Q. I feel very disappointed and perplexed at the decision of our diocese to omit the homily, without any reference to the Sunday readings for the day, in order to use the time instead to campaign for our annual diocesan appeal. It happened last year and again this year. Shouldn’t better judgment be used? What, after all, are our priorities? (Richmond, Va.)
A. Had it happened just as you say, I think I would agree with you. The homily is an integral part of the liturgy. It is, in the words of the General Instruction of the Roman Missal, “necessary for the nurturing of the Christian life.” The general instruction goes on to say in No. 66 that “on Sundays and holy days of obligation there is to be a homily at every Mass that is celebrated with the people attending and it may not be omitted without a grave reason.”
I suspected, though, that there was more to the story and so I took the liberty of checking with the Richmond Diocese. In fact, there was never any diocesan directive that the homily be eliminated on the appeal Sunday; on the contrary, parishes were sent a short video describing how the appeal proceeds are put to use and were encouraged to play that video following a homily based on the day’s Scriptural readings.
Other suggested options included showing the video in church before Mass began or having the video run in the gathering area as people were arriving at Mass. Typically, such appeal videos illustrate a few of the diocesan programs supported by the collection: food pantries and soup kitchens, training of catechists, pre-Cana presentations, etc.
Since such ministries flow out of the Gospel imperative, it is usually not difficult to relate the appeal to the scriptural passages for the day.
Q. I am not a Catholic, but my husband, who passed away recently, was a devout Catholic. Since his death, I have received a number of Mass cards from friends and relatives. Some of them are specific about when the Mass will be offered and where, and I need some guidance about the “etiquette” of Mass cards. Am I expected to be present at those Masses (I am homebound) or to participate in the Mass itself in some manner? (Stratford, N.J.)
A. The practice of praying for the deceased has a long history. It predates the coming of Christ, as is evident in the Old Testament in the Book of Maccabees. In the Catechism of the Catholic Church, we learn in No. 1032 that “from the beginning the church has honored the memory of the dead and offered prayers in suffrage for them, above all the eucharistic sacrifice, so that, thus purified, they may attain the beatific vision of God.”

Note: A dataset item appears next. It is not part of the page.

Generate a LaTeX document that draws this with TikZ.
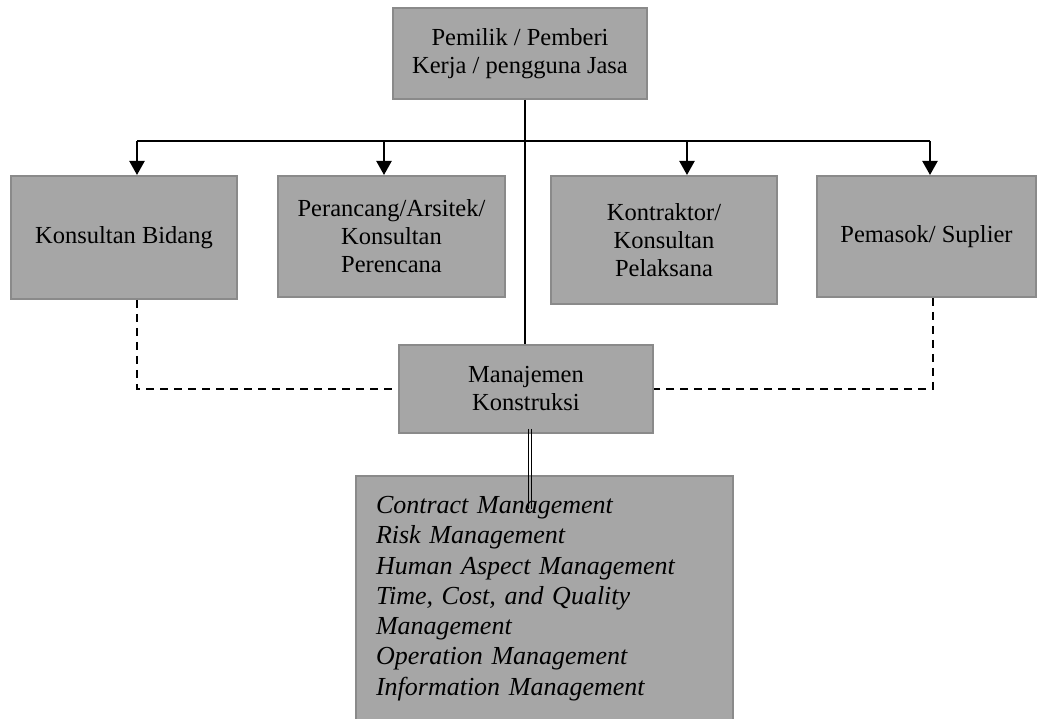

Mass intentions and schedules are commonly listed in parish bulletins, not only so that those who wish can attend, but so that all parishioners can remember in their prayers those who have died.
On the day of the Mass itself, the priest-celebrant often announces the names of those for whom the Mass had been requested — either at the beginning of Mass or in the commemoration in the eucharistic prayer — so that the congregation may be mindful of those persons as they pray.
Sometimes, when a person has been well-known in a parish or community, there might be dozens of Masses requested for his or her intention. There is no expectation that the bereaved family attend each of these Masses.
A person sending a Mass card knows that might be virtually impossible (as it is in your own case). So there is no obligation for you to do anything more, once you have thanked the donors for their sympathy.
If you would like to, and if it would not be burdensome, you might line up the requested Masses in chronological order and remember to pray particularly for your husband on the days of those Masses.